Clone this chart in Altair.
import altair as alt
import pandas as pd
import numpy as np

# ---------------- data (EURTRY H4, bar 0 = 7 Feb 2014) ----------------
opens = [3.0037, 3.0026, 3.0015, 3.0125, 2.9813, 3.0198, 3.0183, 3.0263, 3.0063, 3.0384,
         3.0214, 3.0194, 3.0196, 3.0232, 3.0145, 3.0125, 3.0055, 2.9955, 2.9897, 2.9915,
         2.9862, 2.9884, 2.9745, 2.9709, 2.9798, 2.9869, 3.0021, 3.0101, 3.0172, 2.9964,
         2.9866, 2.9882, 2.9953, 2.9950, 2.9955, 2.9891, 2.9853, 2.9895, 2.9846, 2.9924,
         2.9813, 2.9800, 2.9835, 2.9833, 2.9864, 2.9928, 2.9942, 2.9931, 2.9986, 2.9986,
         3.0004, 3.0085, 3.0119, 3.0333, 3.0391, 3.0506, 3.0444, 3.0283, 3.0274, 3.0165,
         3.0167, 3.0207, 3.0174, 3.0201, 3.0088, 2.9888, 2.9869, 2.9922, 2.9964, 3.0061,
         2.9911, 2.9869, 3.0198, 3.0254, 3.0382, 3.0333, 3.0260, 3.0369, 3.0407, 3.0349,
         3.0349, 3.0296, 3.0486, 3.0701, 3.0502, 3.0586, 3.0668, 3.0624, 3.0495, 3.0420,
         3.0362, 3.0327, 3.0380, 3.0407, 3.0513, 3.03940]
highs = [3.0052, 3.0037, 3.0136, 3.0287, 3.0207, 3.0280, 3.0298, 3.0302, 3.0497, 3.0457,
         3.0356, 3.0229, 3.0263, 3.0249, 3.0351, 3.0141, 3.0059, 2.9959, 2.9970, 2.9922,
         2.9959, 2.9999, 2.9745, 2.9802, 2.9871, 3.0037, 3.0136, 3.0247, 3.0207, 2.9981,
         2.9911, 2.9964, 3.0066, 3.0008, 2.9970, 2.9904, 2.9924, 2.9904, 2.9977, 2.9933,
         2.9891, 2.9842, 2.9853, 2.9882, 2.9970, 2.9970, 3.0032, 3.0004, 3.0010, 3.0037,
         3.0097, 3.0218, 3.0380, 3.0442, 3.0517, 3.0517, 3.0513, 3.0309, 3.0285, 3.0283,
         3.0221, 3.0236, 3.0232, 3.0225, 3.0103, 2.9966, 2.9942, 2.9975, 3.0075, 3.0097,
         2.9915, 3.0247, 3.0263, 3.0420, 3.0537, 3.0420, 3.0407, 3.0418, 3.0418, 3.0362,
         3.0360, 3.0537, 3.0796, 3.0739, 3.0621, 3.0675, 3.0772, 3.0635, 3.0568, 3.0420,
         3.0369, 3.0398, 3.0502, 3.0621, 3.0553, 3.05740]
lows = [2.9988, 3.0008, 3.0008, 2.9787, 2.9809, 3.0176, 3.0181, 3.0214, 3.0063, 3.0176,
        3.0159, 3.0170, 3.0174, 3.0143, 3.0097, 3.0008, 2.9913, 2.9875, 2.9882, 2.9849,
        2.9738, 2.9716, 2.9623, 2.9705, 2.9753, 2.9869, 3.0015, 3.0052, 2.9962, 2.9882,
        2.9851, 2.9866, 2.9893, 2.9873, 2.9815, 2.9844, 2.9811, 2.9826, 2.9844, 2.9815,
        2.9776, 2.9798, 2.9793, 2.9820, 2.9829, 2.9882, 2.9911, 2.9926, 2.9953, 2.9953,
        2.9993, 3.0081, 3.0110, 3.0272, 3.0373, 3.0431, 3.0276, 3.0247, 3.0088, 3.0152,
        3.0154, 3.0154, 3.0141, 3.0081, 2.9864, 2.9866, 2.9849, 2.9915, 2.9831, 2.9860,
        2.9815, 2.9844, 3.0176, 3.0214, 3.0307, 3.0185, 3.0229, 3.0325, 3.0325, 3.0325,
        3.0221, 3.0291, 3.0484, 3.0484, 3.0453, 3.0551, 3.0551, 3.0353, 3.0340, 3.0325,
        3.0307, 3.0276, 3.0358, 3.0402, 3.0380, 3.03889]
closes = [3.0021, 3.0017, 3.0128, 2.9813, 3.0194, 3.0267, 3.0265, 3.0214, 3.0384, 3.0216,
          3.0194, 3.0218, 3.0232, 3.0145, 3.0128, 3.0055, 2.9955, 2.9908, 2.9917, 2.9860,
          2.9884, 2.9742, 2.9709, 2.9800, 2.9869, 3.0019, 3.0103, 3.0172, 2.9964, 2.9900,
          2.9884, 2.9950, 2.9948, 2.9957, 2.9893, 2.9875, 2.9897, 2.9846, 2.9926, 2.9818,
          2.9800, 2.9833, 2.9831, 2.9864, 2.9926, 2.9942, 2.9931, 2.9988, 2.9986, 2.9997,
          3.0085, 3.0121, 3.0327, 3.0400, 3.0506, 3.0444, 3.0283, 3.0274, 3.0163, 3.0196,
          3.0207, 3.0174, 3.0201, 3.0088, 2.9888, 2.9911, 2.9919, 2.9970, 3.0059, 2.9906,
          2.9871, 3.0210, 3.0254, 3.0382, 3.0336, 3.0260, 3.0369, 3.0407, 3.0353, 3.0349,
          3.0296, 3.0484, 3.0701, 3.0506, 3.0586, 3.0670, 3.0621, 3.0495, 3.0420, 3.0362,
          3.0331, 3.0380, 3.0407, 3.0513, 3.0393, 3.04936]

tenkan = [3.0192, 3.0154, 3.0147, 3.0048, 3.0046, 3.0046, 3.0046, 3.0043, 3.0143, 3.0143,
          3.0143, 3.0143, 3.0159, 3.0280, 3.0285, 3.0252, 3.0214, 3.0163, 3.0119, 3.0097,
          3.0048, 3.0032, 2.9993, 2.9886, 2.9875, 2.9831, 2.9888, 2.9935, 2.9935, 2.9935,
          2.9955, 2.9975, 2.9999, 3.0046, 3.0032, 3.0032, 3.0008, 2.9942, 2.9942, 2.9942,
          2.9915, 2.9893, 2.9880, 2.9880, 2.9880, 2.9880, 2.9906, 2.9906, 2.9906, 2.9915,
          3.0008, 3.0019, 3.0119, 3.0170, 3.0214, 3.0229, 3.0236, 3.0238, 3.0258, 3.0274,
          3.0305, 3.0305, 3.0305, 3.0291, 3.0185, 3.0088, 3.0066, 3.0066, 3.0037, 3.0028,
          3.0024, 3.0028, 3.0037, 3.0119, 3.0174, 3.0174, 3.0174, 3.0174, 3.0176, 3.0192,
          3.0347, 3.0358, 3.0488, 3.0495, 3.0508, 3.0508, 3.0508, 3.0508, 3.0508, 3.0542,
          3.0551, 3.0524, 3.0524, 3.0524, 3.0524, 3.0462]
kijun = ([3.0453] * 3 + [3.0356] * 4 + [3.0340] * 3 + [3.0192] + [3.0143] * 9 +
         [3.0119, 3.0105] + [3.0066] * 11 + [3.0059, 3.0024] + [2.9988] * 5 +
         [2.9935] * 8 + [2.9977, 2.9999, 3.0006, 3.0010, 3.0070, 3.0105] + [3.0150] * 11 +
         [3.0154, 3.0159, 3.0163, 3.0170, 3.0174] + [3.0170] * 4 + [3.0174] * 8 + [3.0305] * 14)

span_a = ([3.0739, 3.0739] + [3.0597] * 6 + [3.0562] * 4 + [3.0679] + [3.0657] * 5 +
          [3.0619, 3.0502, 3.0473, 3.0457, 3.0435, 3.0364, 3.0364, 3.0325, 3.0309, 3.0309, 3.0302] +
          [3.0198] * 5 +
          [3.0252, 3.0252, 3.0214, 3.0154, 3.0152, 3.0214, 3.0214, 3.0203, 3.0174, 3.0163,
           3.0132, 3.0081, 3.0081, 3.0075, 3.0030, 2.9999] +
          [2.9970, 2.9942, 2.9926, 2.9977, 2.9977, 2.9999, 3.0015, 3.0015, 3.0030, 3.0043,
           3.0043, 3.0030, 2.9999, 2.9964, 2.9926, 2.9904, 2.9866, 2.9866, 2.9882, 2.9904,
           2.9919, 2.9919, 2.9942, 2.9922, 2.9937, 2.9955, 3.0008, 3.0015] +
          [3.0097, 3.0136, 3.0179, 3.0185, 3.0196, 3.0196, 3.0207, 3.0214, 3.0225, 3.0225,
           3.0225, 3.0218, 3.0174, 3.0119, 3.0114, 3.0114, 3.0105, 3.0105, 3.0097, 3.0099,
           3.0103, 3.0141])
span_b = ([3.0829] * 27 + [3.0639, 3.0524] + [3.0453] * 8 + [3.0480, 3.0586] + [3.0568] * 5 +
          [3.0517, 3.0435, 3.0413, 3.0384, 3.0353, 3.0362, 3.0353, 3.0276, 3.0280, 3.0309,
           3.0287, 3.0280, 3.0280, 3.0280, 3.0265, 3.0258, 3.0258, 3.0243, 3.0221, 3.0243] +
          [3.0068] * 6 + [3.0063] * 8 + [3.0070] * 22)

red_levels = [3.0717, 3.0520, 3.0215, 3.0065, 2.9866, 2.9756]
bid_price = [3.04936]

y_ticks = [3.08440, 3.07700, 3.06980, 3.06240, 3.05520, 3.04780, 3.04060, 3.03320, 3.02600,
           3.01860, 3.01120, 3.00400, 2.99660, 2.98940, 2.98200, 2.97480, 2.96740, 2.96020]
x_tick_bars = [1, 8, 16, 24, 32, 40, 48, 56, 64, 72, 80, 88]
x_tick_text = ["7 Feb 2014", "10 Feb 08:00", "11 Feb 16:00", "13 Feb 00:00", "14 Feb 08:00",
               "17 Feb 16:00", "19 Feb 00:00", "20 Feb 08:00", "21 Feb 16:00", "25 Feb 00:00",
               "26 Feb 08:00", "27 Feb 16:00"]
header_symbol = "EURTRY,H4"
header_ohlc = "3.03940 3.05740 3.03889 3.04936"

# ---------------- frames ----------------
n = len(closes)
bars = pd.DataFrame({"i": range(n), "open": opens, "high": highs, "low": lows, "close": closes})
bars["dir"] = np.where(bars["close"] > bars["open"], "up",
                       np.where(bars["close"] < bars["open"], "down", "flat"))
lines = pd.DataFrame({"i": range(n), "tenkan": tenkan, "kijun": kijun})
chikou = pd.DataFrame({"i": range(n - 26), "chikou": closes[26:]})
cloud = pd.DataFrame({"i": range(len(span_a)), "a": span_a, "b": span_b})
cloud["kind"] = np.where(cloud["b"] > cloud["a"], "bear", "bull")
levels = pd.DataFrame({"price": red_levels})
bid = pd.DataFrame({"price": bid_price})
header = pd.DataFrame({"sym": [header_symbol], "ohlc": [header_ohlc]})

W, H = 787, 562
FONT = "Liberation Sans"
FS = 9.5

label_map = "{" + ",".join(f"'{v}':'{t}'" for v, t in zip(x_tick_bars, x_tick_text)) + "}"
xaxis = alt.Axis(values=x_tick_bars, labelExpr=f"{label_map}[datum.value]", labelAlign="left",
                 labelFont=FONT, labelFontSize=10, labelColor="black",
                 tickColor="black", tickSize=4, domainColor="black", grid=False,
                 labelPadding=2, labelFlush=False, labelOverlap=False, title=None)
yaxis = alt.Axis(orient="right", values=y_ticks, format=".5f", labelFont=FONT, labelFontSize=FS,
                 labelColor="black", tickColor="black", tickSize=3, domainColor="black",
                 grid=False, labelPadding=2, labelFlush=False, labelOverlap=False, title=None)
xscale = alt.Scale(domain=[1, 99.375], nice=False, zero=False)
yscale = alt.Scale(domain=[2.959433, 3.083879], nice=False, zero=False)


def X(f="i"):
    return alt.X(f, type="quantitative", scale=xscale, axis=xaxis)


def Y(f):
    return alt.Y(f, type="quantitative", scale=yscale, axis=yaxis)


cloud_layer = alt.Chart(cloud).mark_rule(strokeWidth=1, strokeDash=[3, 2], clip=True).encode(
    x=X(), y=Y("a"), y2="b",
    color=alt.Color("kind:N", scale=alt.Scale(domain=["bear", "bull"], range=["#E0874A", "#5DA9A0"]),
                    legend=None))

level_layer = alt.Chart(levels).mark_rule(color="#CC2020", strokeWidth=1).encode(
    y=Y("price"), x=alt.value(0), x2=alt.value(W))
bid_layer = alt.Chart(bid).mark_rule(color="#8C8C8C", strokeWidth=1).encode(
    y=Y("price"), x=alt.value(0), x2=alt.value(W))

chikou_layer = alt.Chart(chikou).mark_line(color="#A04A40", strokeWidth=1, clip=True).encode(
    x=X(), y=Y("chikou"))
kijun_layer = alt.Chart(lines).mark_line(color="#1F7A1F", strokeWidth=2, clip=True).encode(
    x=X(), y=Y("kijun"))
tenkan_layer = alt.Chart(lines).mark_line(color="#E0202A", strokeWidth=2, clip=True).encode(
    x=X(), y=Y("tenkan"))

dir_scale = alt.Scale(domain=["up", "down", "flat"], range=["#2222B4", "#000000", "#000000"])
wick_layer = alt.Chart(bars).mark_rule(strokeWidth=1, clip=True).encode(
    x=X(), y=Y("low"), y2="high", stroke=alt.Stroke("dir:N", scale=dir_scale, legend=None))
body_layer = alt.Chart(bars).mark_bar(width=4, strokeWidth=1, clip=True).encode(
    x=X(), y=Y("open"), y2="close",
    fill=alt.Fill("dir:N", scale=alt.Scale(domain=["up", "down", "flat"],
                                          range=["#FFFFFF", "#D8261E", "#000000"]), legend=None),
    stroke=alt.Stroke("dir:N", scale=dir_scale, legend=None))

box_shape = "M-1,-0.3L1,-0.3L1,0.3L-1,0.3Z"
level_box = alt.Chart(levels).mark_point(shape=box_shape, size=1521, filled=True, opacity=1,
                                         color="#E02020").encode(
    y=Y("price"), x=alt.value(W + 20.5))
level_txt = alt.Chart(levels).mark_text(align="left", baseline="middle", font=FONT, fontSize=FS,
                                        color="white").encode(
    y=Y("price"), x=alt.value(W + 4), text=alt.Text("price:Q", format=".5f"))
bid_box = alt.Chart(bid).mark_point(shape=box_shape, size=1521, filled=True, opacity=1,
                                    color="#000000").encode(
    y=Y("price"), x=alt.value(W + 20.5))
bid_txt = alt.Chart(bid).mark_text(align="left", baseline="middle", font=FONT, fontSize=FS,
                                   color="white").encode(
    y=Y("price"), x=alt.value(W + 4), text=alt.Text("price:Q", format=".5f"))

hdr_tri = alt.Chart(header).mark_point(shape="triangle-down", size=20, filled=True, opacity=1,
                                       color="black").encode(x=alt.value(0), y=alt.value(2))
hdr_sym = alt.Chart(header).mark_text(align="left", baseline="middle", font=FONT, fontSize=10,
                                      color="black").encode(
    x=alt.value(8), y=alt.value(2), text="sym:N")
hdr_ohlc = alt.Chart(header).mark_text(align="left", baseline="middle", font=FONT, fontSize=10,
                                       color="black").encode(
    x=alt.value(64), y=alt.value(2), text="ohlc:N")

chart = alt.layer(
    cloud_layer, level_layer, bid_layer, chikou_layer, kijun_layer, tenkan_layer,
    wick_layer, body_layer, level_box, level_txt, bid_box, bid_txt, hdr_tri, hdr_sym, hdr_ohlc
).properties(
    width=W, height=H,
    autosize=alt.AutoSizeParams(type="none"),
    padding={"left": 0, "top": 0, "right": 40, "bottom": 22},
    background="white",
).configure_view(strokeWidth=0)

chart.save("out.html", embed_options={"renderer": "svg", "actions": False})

=======

* Stated problem: Take the lines above from the first through the one containing "import numpy as np" and reproduce them exactly; include nothing else.

* Answer to this problem:
Clone this chart in Altair.
import altair as alt
import pandas as pd
import numpy as np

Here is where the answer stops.